Machine learning the peak emission wavelength of Mn4+-activated inorganic phosphors†
Abstract
The optical properties of Mn4+-activated phosphors are heavily affected by the host and the related data are difficult to obtain, which makes quantitative design of novel phosphors with required wavelength particularly challenging. In the era of big data, computation is emerging as a vital complement to materials development. Compared with traditional calculation routes, machine learning (ML) models provide better solutions for the problems wherein understanding the underlying physics is complicated with sparse data. In this study, we developed six ML models based on a sparse and small data set to rapidly predict the peak emission wavelength of novel phosphors and use Recursive Feature Elimination (RFE) to select the best features. Among them, the K-nearest neighbors regression (KNN.r) algorithm using non-parametric regression technology can predict the value of the target variable based on the similarity between the target value and its spatial neighbors, which can tackle sparse data sets with no obvious linear relationship well and has the best prediction accuracy.
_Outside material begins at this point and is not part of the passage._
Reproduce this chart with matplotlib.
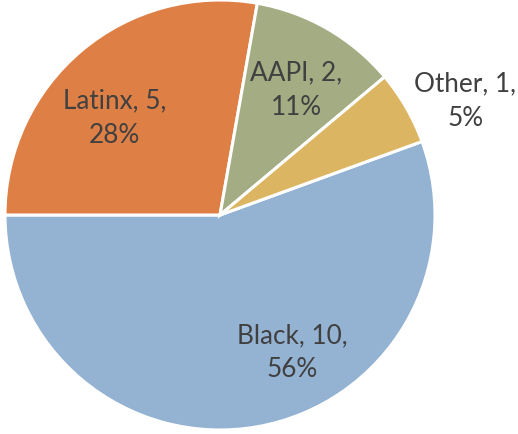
import matplotlib.pyplot as plt

groups = ['Black', 'Latinx', 'AAPI', 'Other']
counts = [10, 5, 2, 1]
pct_labels = ['56%', '28%', '11%', '5%']
colors = ['#94B3D3', '#DE8046', '#A3AC82', '#DCB562']

# label positions in data units (pie radius = 1)
label_xy = [(0.335, -0.64), (-0.49, 0.45), (0.355, 0.58), (1.14, 0.53)]

plt.rcParams['font.family'] = ['Lato', 'DejaVu Sans']

fig = plt.figure(figsize=(5.18, 4.34), dpi=100)
ax = fig.add_axes([5 / 518, 4 / 434, 430 / 518, 430 / 434])

wedges, _ = ax.pie(counts, colors=colors, startangle=20, counterclock=False,
                   radius=1.0, wedgeprops=dict(edgecolor='white', linewidth=2.2))

for name, n, pct, (x, y) in zip(groups, counts, pct_labels, label_xy):
    ax.text(x, y, f'{name}, {n},\n{pct}', ha='center', va='center',
            fontsize=18.8, color='#404040', linespacing=1.45)

ax.set_xlim(-1, 1)
ax.set_ylim(-1, 1)
ax.set_aspect('auto')
ax.axis('off')

fig.savefig('out.png', dpi=100)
These models were then used to predict 278 potential Mn4+-activated phosphor hosts extracted from the inorganic crystal structure database (ICSD), and 19 samples were selected to validate these methods. In order to overcome the lack of physical and chemical insight of KNN, a visual data analysis was carried out based on hierarchical clustering analysis (HCA), and the rule between the peak emission wavelength and the structure of host was proposed. Guided by the results of KNN and HCA, six samples were selected for the synthesis and characterization to verify our conclusions. The measured values of all these phosphors exhibit good agreement with the predicted results, suggesting the success of our methodology. Thus, the model established and the rule proposed in this paper provide a new pathway for the rapid discovery of novel phosphors.